– Matteo Scirè – Ieri, scorrendo il news feed di Facebook, ho trovato diversi “amici” che contestavano le dichiarazioni di Umberto Eco, rilasciate a margine di un incontro all’Università di Torino, secondo cui “i social media danno diritto di parola a legioni di imbecilli”.
Per questi miei “amici”, alcuni dei quali stimo per la loro intelligenza, Umberto Eco avrebbe fatto meglio a tacere. Io, invece, che la penso proprio come lui e che ho sempre ammirato la sua capacità di analisi dei fatti e dei fenomeni comunicativi, avrei voluto rispondere d’istinto alle critiche e schierarmi dalla parte del professore. Sarebbe stata la cosa più facile da fare. D’altronde è proprio questa la principale caratteristica della comunicazione su Facebook e in generale sulla maggior parte dei social network: scrivere o pubblicare ciò che si ha in testa senza pensarci più di tanto.
Questa volta però ho resistito. Ho ritenuto più opportuno, prima di esprimere un giudizio, comprendere meglio il pensiero di Eco. Così, dopo aver trovato e visto su YouTube il video integrale dell’incontro, ho avuto la conferma di quello che pensavo: i social network semplificano ai minimi termini il confronto creando corto circuiti informativi e comunicativi.
Le critiche dei miei “amici” molto probabilmente si basavano soltanto sulla lettura dei titoli del giornali da cui hanno appreso la notizia. Detta così, infatti, “i social media danno diritto di parola a legioni di imbecilli”, sembra una stroncatura dei social da parte del più grande esperto italiano di comunicazione.
Il discorso di Eco è ben più articolato: “I social permettono alle persone di restare in contatto tra loro, ma danno anche diritto di parola a legioni di imbecilli che prima parlavano al bar dopo un bicchiere di vino e ora hanno lo stesso diritto di parola dei Premi Nobel”. La questione si lega al tema della mancanza del filtraggio che per Eco ha una valenza educativa fondamentale: “Il grande problema della scuola oggi è insegnare ai ragazzi come filtrare le informazioni da internet. Anche i professori sono neofiti di fronte a questo strumento”.
Per il professore un bravo insegnante dovrebbe dire agli studenti: “questo è il tema, copiate liberamente da internet, ma usate almeno dieci siti”. In questo modo “gli studenti sono portati a paragonare tra loro i siti e accorgersi che ci sono delle contraddizioni e nasce così il problema critico”.
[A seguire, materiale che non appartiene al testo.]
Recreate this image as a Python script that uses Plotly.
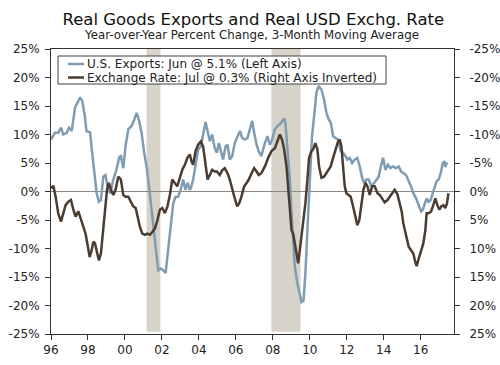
import plotly.graph_objects as go

# ---------------- data ----------------
exp_x = [1996.00, 1996.21, 1996.39, 1996.54, 1996.66, 1996.85, 1996.97, 1997.12, 1997.30, 1997.44,
         1997.57, 1997.69, 1997.83, 1997.92, 1998.11, 1998.19, 1998.34, 1998.47, 1998.59, 1998.70,
         1998.83, 1998.95, 1999.09, 1999.22, 1999.36, 1999.54, 1999.69, 1999.78, 1999.91, 2000.03,
         2000.18, 2000.36, 2000.50, 2000.63, 2000.75, 2000.90, 2001.04, 2001.17, 2001.30, 2001.44,
         2001.58, 2001.71, 2001.80, 2001.94, 2002.07, 2002.20, 2002.34, 2002.49, 2002.61, 2002.74,
         2002.88, 2003.01, 2003.15, 2003.27, 2003.39, 2003.51, 2003.57, 2003.69, 2003.82, 2003.96,
         2004.11, 2004.23, 2004.36, 2004.47, 2004.59, 2004.72, 2004.86, 2004.97, 2005.08, 2005.19,
         2005.31, 2005.44, 2005.55, 2005.67, 2005.80, 2005.94, 2006.09, 2006.22, 2006.34, 2006.48,
         2006.63, 2006.76, 2006.88, 2006.99, 2007.12, 2007.24, 2007.38, 2007.57, 2007.71, 2007.84,
         2007.96, 2008.11, 2008.25, 2008.38, 2008.50, 2008.61, 2008.68, 2008.79, 2008.92, 2009.01,
         2009.10, 2009.19, 2009.33, 2009.46, 2009.55, 2009.66, 2009.76, 2009.87, 2009.99, 2010.12,
         2010.27, 2010.36, 2010.48, 2010.63, 2010.77, 2010.90, 2011.03, 2011.13, 2011.26, 2011.39,
         2011.53, 2011.67, 2011.80, 2011.93, 2012.03, 2012.16, 2012.29, 2012.43, 2012.57, 2012.70,
         2012.83, 2012.94, 2013.06, 2013.19, 2013.33, 2013.48, 2013.60, 2013.73, 2013.84, 2013.96,
         2014.09, 2014.23, 2014.36, 2014.50, 2014.65, 2014.81, 2014.94, 2015.06, 2015.21, 2015.35,
         2015.48, 2015.60, 2015.75, 2015.89, 2016.02, 2016.11, 2016.21, 2016.32, 2016.43, 2016.54,
         2016.65, 2016.75, 2016.86, 2016.97, 2017.08, 2017.19, 2017.28, 2017.33, 2017.42]
exports = [9.1, 10.3, 10.3, 11.2, 10.0, 10.3, 11.2, 10.6, 14.7, 15.6,
           16.5, 15.9, 13.2, 10.6, 10.4, 7.9, 3.8, -0.3, -1.8, -1.5,
           2.6, 2.9, 0.3, -0.3, 2.0, 3.8, 6.0, 6.2, 4.1, 7.9,
           10.9, 11.5, 12.6, 13.8, 12.6, 10.3, 6.8, 4.4, 0.9, -3.2,
           -7.9, -11.5, -13.8, -13.5, -13.8, -14.3, -9.7, -5.0, -2.1, -0.9,
           -0.9, 0.3, 2.1, 0.3, 1.5, 0.3, 0.6, 2.1, 5.0, 7.4,
           7.9, 9.7, 12.2, 10.6, 8.8, 10.0, 7.6, 6.8, 8.5, 7.1,
           5.6, 7.9, 8.2, 5.6, 6.2, 8.5, 9.7, 10.6, 9.4, 9.1,
           9.4, 10.9, 12.4, 10.3, 8.2, 7.0, 6.2, 8.5, 9.7, 8.2,
           9.1, 10.9, 11.5, 11.8, 12.3, 12.8, 12.0, 7.9, 2.1, -3.8,
           -9.7, -13.2, -16.2, -17.9, -19.4, -19.1, -14.4, -6.8, 2.1, 9.7,
           14.4, 17.4, 18.5, 17.9, 16.2, 13.8, 12.6, 12.1, 9.7, 9.4,
           9.1, 7.1, 6.8, 6.2, 5.6, 5.9, 5.0, 5.6, 5.9, 4.4,
           2.4, 1.5, 2.1, 2.1, 0.9, 1.5, 2.1, 2.6, 4.4, 5.9,
           3.8, 4.7, 4.1, 4.4, 4.1, 4.4, 3.5, 3.2, 2.9, 1.8,
           0.9, -0.3, -1.2, -2.4, -3.5, -3.2, -2.1, -1.2, -1.8, -1.5,
           -0.3, 0.9, 1.8, 2.1, 3.2, 5.0, 5.3, 4.3, 5.1]

fx_x = [1996.00, 1996.13, 1996.25, 1996.39, 1996.54, 1996.66, 1996.79, 1996.94, 1997.08, 1997.21,
        1997.33, 1997.48, 1997.62, 1997.75, 1997.87, 1997.98, 1998.09, 1998.20, 1998.29, 1998.38,
        1998.49, 1998.59, 1998.70, 1998.81, 1998.92, 1999.03, 1999.13, 1999.24, 1999.37, 1999.49,
        1999.64, 1999.78, 1999.91, 2000.03, 2000.18, 2000.32, 2000.45, 2000.58, 2000.68, 2000.81,
        2000.94, 2001.08, 2001.22, 2001.35, 2001.48, 2001.62, 2001.76, 2001.89, 2002.02, 2002.16,
        2002.30, 2002.43, 2002.56, 2002.70, 2002.83, 2002.97, 2003.10, 2003.24, 2003.39, 2003.51,
        2003.60, 2003.69, 2003.82, 2003.96, 2004.11, 2004.23, 2004.36, 2004.47, 2004.59, 2004.72,
        2004.86, 2004.97, 2005.13, 2005.26, 2005.40, 2005.55, 2005.67, 2005.80, 2005.94, 2006.07,
        2006.18, 2006.30, 2006.45, 2006.58, 2006.70, 2006.85, 2006.99, 2007.12, 2007.24, 2007.38,
        2007.57, 2007.75, 2007.93, 2008.11, 2008.25, 2008.38, 2008.50, 2008.61, 2008.74, 2008.83,
        2008.92, 2009.01, 2009.10, 2009.19, 2009.28, 2009.37, 2009.46, 2009.55, 2009.67, 2009.76,
        2009.87, 2009.96, 2010.09, 2010.18, 2010.30, 2010.41, 2010.50, 2010.63, 2010.77, 2010.90,
        2011.03, 2011.13, 2011.26, 2011.39, 2011.53, 2011.62, 2011.71, 2011.80, 2011.89, 2011.98,
        2012.11, 2012.21, 2012.34, 2012.47, 2012.57, 2012.68, 2012.79, 2012.90, 2013.01, 2013.12,
        2013.24, 2013.37, 2013.51, 2013.66, 2013.78, 2013.91, 2014.05, 2014.20, 2014.32, 2014.45,
        2014.59, 2014.74, 2014.86, 2014.97, 2015.06, 2015.21, 2015.35, 2015.48, 2015.60, 2015.71,
        2015.78, 2015.89, 2016.02, 2016.14, 2016.25, 2016.32, 2016.43, 2016.56, 2016.68, 2016.79,
        2016.90, 2017.01, 2017.11, 2017.22, 2017.33, 2017.42, 2017.50]
# actual year-over-year change of the exchange rate (plotted on inverted right axis)
fx_rate = [-0.6, -1.0, 0.9, 3.8, 5.3, 3.8, 2.4, 1.8, 1.5, 3.2,
           4.4, 3.5, 5.0, 6.2, 7.4, 9.4, 11.5, 10.3, 8.8, 9.1,
           10.9, 12.1, 10.9, 7.4, 3.2, -0.3, -1.5, -0.3, 0.6, -0.3,
           -2.6, -2.1, 0.6, 0.9, 0.9, 1.8, 2.6, 2.9, 4.4, 6.2,
           7.4, 7.6, 7.4, 7.6, 7.1, 6.5, 5.0, 3.2, 2.9, 3.8,
           2.6, 0.6, -2.1, -1.5, -0.9, -2.4, -3.8, -4.7, -6.0, -6.5,
           -5.3, -4.7, -7.1, -8.2, -8.8, -7.9, -4.4, -2.1, -2.9, -3.8,
           -3.5, -3.5, -2.9, -3.7, -4.1, -3.2, -2.1, -0.3, 1.2, 2.6,
           2.1, 0.9, -0.9, -1.5, -2.1, -3.2, -4.1, -3.5, -2.9, -3.2,
           -4.4, -5.9, -7.1, -7.6, -8.8, -10.0, -9.1, -7.4, -4.4, -0.9,
           2.6, 6.8, 7.4, 9.1, 11.5, 12.6, 10.3, 7.9, 5.0, 2.1,
           -2.1, -5.9, -7.1, -7.4, -8.5, -7.4, -4.4, -2.4, -2.6, -3.2,
           -3.8, -4.4, -5.9, -7.4, -8.8, -9.1, -7.9, -4.4, -0.9, 0.3,
           0.6, 0.9, 2.6, 4.7, 5.9, 5.0, 2.1, -0.3, -1.5, -0.9,
           0.6, -0.9, -0.9, 0.3, 0.6, 1.2, 1.9, 1.5, 0.9, 0.3,
           -0.3, 0.5, 2.0, 3.5, 5.6, 7.9, 9.7, 10.3, 10.9, 12.4,
           13.1, 11.8, 10.3, 9.1, 6.8, 3.8, 3.8, 3.5, 2.4, 1.2,
           2.4, 3.2, 2.6, 2.4, 2.9, 2.1, 0.3]

rec_start = [2001.17, 2007.92]
rec_end = [2001.92, 2009.50]

x_tickvals = [1996, 1998, 2000, 2002, 2004, 2006, 2008, 2010, 2012, 2014, 2016]
x_ticktext = ["96", "98", "00", "02", "04", "06", "08", "10", "12", "14", "16"]
y_tickvals = [-25, -20, -15, -10, -5, 0, 5, 10, 15, 20, 25]
y_ticktext = ["-25%", "-20%", "-15%", "-10%", "-5%", "0%", "5%", "10%", "15%", "20%", "25%"]

title = "Real Goods Exports and Real USD Exchg. Rate"
subtitle = "Year-over-Year Percent Change, 3-Month Moving Average"
legend_labels = ["U.S. Exports: Jun @ 5.1% (Left Axis)",
                 "Exchange Rate: Jul @ 0.3% (Right Axis Inverted)"]

# ---------------- style ----------------
BLUE = "#7f9cb3"
BROWN = "#4a3c31"
SHADE = "#d7d3c8"
AX = "#333333"
FONT = "DejaVu Sans"
W, H = 500, 365
L, R, T, B = 51, 454, 49, 334


def px(xp):
    return (xp - L) / (R - L)


def py(yp):
    return (B - yp) / (B - T)


fig = go.Figure()
fig.add_trace(go.Scatter(x=exp_x, y=exports, mode="lines", name=legend_labels[0],
                         line=dict(color=BLUE, width=2.5), yaxis="y"))
fig.add_trace(go.Scatter(x=fx_x, y=fx_rate, mode="lines", name=legend_labels[1],
                         line=dict(color=BROWN, width=2.5), yaxis="y2"))

shapes = []
for s, e in zip(rec_start, rec_end):
    shapes.append(dict(type="rect", xref="x", yref="paper", x0=s, x1=e, y0=0.008, y1=1,
                       fillcolor=SHADE, line=dict(width=0), layer="below"))
shapes.append(dict(type="line", xref="paper", yref="y", x0=0, x1=1, y0=0, y1=0,
                   line=dict(color="#8c8781", width=1), layer="below"))
# legend box
shapes.append(dict(type="rect", xref="paper", yref="paper", x0=px(58), x1=px(386),
                   y0=py(84), y1=py(56), fillcolor="white", line=dict(color="#404040", width=1)))
for yy, col in [(64, BLUE), (77.5, BROWN)]:
    shapes.append(dict(type="line", xref="paper", yref="paper", x0=px(68), x1=px(84),
                       y0=py(yy), y1=py(yy), line=dict(color=col, width=2.5)))

annotations = [
    dict(text=subtitle, xref="paper", yref="paper", x=px(251), y=py(35), showarrow=False,
         xanchor="center", yanchor="middle", font=dict(family=FONT, size=11.8, color="#222")),
]
for yy, lab in [(64, legend_labels[0]), (77.5, legend_labels[1])]:
    annotations.append(dict(text=lab, xref="paper", yref="paper", x=px(85), y=py(yy),
                            showarrow=False, xanchor="left", yanchor="middle",
                            font=dict(family=FONT, size=12, color="#222")))

axis_common = dict(showgrid=False, zeroline=False, showline=True, linecolor=AX, linewidth=1,
                   ticks="outside", ticklen=5, tickcolor=AX, automargin=False,
                   tickfont=dict(family=FONT, size=12, color="#222"))

fig.update_layout(
    template="none",
    width=W, height=H, margin=dict(l=L, r=W - R, t=T, b=H - B, pad=0, autoexpand=False),
    paper_bgcolor="white", plot_bgcolor="white", showlegend=False,
    font=dict(family=FONT, size=12, color="#222"),
    title=dict(text=title, x=251 / W, xanchor="center", y=1 - 19 / H, yanchor="middle",
               xref="paper", yref="container", font=dict(family=FONT, size=16.5, color="#111")),
    shapes=shapes, annotations=annotations,
    xaxis=dict(range=[1996, 2017.8], tickvals=x_tickvals, ticktext=x_ticktext,
               mirror=True, **axis_common),
    yaxis=dict(range=[-25, 25], tickvals=y_tickvals, ticktext=y_ticktext,
               ticklabelstandoff=3, **axis_common),
    yaxis2=dict(range=[25, -25], overlaying="y", side="right", tickvals=y_tickvals,
                ticktext=y_ticktext, ticklabelstandoff=7, **axis_common),
)

fig.write_html("out.html", config={"displayModeBar": False},
               post_script="document.body.style.margin='0';document.body.style.padding='0';")
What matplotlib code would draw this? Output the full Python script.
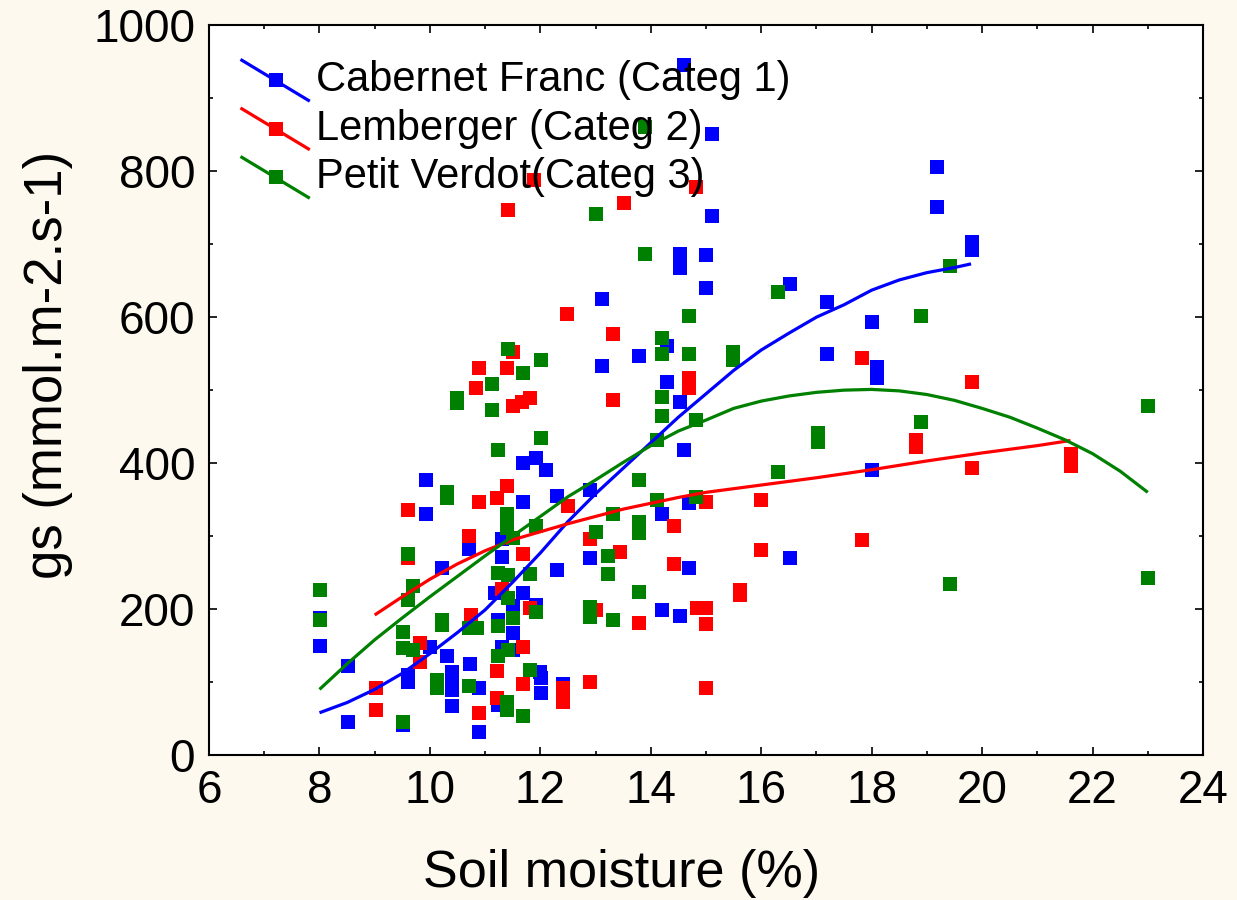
import matplotlib
matplotlib.use("Agg")
import matplotlib.pyplot as plt
from matplotlib.ticker import MultipleLocator

plt.rcParams['font.family'] = ['Liberation Sans', 'DejaVu Sans']

# Cabernet Franc (Categ 1)
cf_x = [13.11, 13.11, 9.92, 9.92, 11.68, 11.92, 12.10, 11.68, 12.31, 12.90, 11.30, 11.30,
        10.71, 10.21, 12.31, 12.90, 11.18, 11.68, 11.92, 11.50, 8.01, 11.23, 11.50, 8.01,
        10.00, 8.51, 10.31, 10.72, 11.30, 11.50, 9.60, 9.60, 10.40, 10.40, 10.40, 10.40,
        10.89, 11.23, 11.99, 12.02, 12.02, 12.41, 8.51, 9.51, 10.89,
        17.20, 18.00, 17.20, 18.10, 18.10, 14.29, 13.78, 14.29, 14.52, 14.60, 18.00, 14.20,
        14.70, 16.52, 14.70, 14.20, 14.52,
        19.19, 19.19, 19.81, 19.81, 15.10, 15.00, 15.00, 16.52,
        14.60, 15.10, 14.52, 14.52]
cf_y = [625, 533, 377, 330, 400, 407, 390, 347, 355, 363, 296, 271,
        282, 256, 253, 270, 222, 222, 206, 204, 188, 185, 167, 149,
        148, 122, 136, 125, 148, 144, 110, 100, 114, 103, 89, 67,
        92, 68, 114, 105, 85, 98, 45, 41, 32,
        621, 593, 549, 532, 516, 560, 547, 511, 484, 418, 390, 331,
        345, 270, 256, 199, 190,
        806, 751, 703, 692, 738, 685, 640, 645,
        945, 851, 687, 667]

# Lemberger (Categ 2)
lb_x = [12.49, 13.31, 11.50, 10.89, 11.40, 10.83, 11.50, 11.66, 11.81, 13.31, 11.40, 11.21,
        10.89, 9.60, 12.50, 10.71, 12.90, 9.60, 11.68, 13.45, 11.30, 11.81, 10.75, 9.82,
        11.68, 9.82, 9.02, 9.02, 11.21, 11.21, 10.89, 11.68, 12.41, 12.41, 12.90,
        14.70, 14.70, 17.82, 19.81, 18.80, 18.80, 19.81, 16.00, 15.00, 14.42, 16.00, 17.82,
        14.42, 15.61, 15.61, 13.00, 13.78, 14.83, 15.00, 15.00, 15.00, 21.61, 21.61,
        11.88, 14.81, 11.41, 13.51]
lb_y = [604, 577, 552, 530, 530, 503, 478, 484, 489, 486, 368, 352,
        347, 336, 341, 300, 296, 270, 275, 278, 228, 201, 192, 153,
        148, 128, 92, 62, 115, 78, 57, 97, 92, 73, 100,
        516, 503, 544, 511, 432, 422, 393, 349, 347, 314, 281, 295,
        262, 226, 219, 199, 181, 201, 201, 180, 92, 412, 396,
        788, 778, 747, 757]

# Petit Verdot (Categ 3)
pv_x = [11.41, 12.02, 11.68, 11.12, 10.49, 10.49, 11.12, 12.02, 11.23, 10.31, 10.31, 11.40,
        11.40, 11.50, 11.92, 13.00, 9.60, 9.69, 9.60, 8.01, 11.23, 11.41, 11.81, 13.22,
        13.22, 11.41, 11.92, 12.90, 12.90, 13.31, 8.01, 10.21, 10.21, 10.71, 10.85, 11.23,
        11.50, 9.51, 9.51, 9.69, 11.23, 11.41, 11.81, 10.12, 10.12, 10.71, 11.40, 11.40,
        11.68, 9.51,
        14.70, 18.90, 14.20, 14.20, 14.70, 15.48, 15.48, 14.20, 14.20, 14.81, 14.11, 18.90,
        17.02, 17.02, 13.78, 16.30, 14.11, 14.81, 13.31, 13.78, 13.78, 13.78, 19.41,
        19.41, 16.30, 23.00, 23.00,
        13.89, 13.00, 13.89]
pv_y = [557, 541, 523, 509, 489, 482, 473, 434, 418, 360, 352, 331,
        311, 297, 314, 306, 275, 232, 212, 226, 249, 247, 248, 273,
        248, 215, 196, 203, 189, 185, 185, 185, 178, 174, 174, 177,
        188, 168, 147, 144, 136, 144, 116, 103, 92, 95, 73, 62,
        53, 45,
        601, 601, 571, 550, 549, 552, 541, 491, 464, 459, 432, 456,
        441, 429, 377, 388, 349, 354, 330, 319, 304, 223, 234,
        670, 634, 478, 242,
        861, 741, 686]

# fitted curves
cf_fit_x = [8.0, 8.5, 9.0, 9.5, 10.0, 10.5, 11.0, 11.5, 12.0, 12.5, 13.0, 13.5, 14.0, 14.5,
            15.0, 15.5, 16.0, 16.5, 17.0, 17.5, 18.0, 18.5, 19.0, 19.5, 19.8]
cf_fit_y = [58, 72, 90, 112, 139, 168, 199, 237, 277, 320, 358, 393, 428, 463,
            495, 527, 555, 578, 600, 617, 637, 651, 661, 668, 673]
lb_fit_x = [9.0, 9.5, 10.0, 10.5, 11.0, 11.5, 12.0, 12.5, 13.0, 13.5, 14.0, 14.5, 15.0,
            16.0, 17.0, 18.0, 19.0, 20.0, 21.0, 21.6]
lb_fit_y = [192, 217, 241, 262, 280, 295, 306, 317, 327, 337, 345, 353, 360,
            370, 380, 391, 403, 414, 424, 431]
pv_fit_x = [8.0, 8.5, 9.0, 9.5, 10.0, 10.5, 11.0, 11.5, 12.0, 12.5, 13.0, 13.5, 14.0, 14.5,
            15.0, 15.5, 16.0, 16.5, 17.0, 17.5, 18.0, 18.5, 19.0, 19.5, 20.0, 20.5, 21.0,
            21.5, 22.0, 22.5, 23.0]
pv_fit_y = [90, 125, 158, 188, 217, 245, 273, 300, 327, 354, 377, 401, 424, 444,
            459, 475, 485, 492, 497, 500, 501, 499, 494, 486, 475, 463, 448,
            432, 413, 389, 360]

labels = ['Cabernet Franc (Categ 1)', 'Lemberger (Categ 2)', 'Petit Verdot(Categ 3)']
colors = ['#0000ff', '#ff0000', '#008000']

fig = plt.figure(figsize=(12.37, 9.0), dpi=100, facecolor='#fdf9ef')
ax = fig.add_axes([0.169, 0.161, 0.8035, 0.811])
ax.set_facecolor('white')

series = [(cf_x, cf_y, cf_fit_x, cf_fit_y), (lb_x, lb_y, lb_fit_x, lb_fit_y),
          (pv_x, pv_y, pv_fit_x, pv_fit_y)]
for (sx, sy, fx, fy), c in zip(series, colors):
    ax.plot(sx, sy, linestyle='none', marker='s', markersize=10.4, color=c,
            markeredgewidth=0, zorder=3)
for (sx, sy, fx, fy), c in zip(series, colors):
    ax.plot(fx, fy, color=c, linewidth=2.3, zorder=4, solid_capstyle='butt')

ax.set_xlim(6, 24)
ax.set_ylim(0, 1000)
ax.xaxis.set_major_locator(MultipleLocator(2))
ax.xaxis.set_minor_locator(MultipleLocator(1))
ax.yaxis.set_major_locator(MultipleLocator(200))
ax.yaxis.set_minor_locator(MultipleLocator(100))
ax.tick_params(which='both', direction='in', top=True, right=True, width=1.2,
               labelsize=33, colors='black')
ax.tick_params(which='major', length=5.5, pad=10)
ax.tick_params(which='minor', length=3)
for s in ax.spines.values():
    s.set_linewidth(1.5)

# axis titles placed like the original (not centred on the axes)
fig.text(622 / 1237, 1 - 887 / 900, 'Soil moisture (%)', fontsize=37.5,
         ha='center', va='baseline')
fig.text(48 / 1237, 1 - 365 / 900, 'gs (mmol.m-2.s-1)', fontsize=38,
         rotation=90, ha='center', va='center')

# legend drawn STATISTICA-style: slanted line with a square in the middle
for i, (lab, c) in enumerate(zip(labels, colors)):
    y0 = 0.952 - i * 0.0665
    ax.plot([0.033, 0.1], [y0, y0 - 0.055], color=c, linewidth=2.3,
            transform=ax.transAxes, zorder=5)
    ax.plot([0.0675], [y0 - 0.0275], marker='s', markersize=10.4, color=c,
            markeredgewidth=0, transform=ax.transAxes, zorder=5)
    ax.text(0.108, y0 - 0.0275, lab, fontsize=30, va='center', ha='left',
            transform=ax.transAxes, zorder=6)

fig.savefig('out.png', dpi=100, facecolor=fig.get_facecolor())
La questione del filtraggio si lega a quella delle tante bufale che circolano sui social, spesso considerate da molti utenti come notizie vere. Ricordo, ad esempio, il caso del cadavere di una sirena spiaggiata su una delle coste della Sicilia e ripreso anche da alcuni autorevoli quotidiani online. Si tratta di un’abitudine molto diffusa, come diffusi sono i siti di informazione basati proprio sulle bufale e sulle “notizie spazzatura”, i cui link invadono i diari di migliaia di utenti dei social.
È evidente che i social sono degli strumenti straordinari di comunicazione, ma di fronte a fenomeni del genere non si può ignorare l’esigenza di un’educazione all’utilizzo dei nuovi media, nei confronti di giovani e adulti. Basti pensare che internet ed i social media sono entrati in modo preponderante nella nostra dieta mediatica quotidiana. E se è vero che “noi siamo ciò che mangiamo” forse è utile imparare a distinguere il cibo buono da quello cattivo.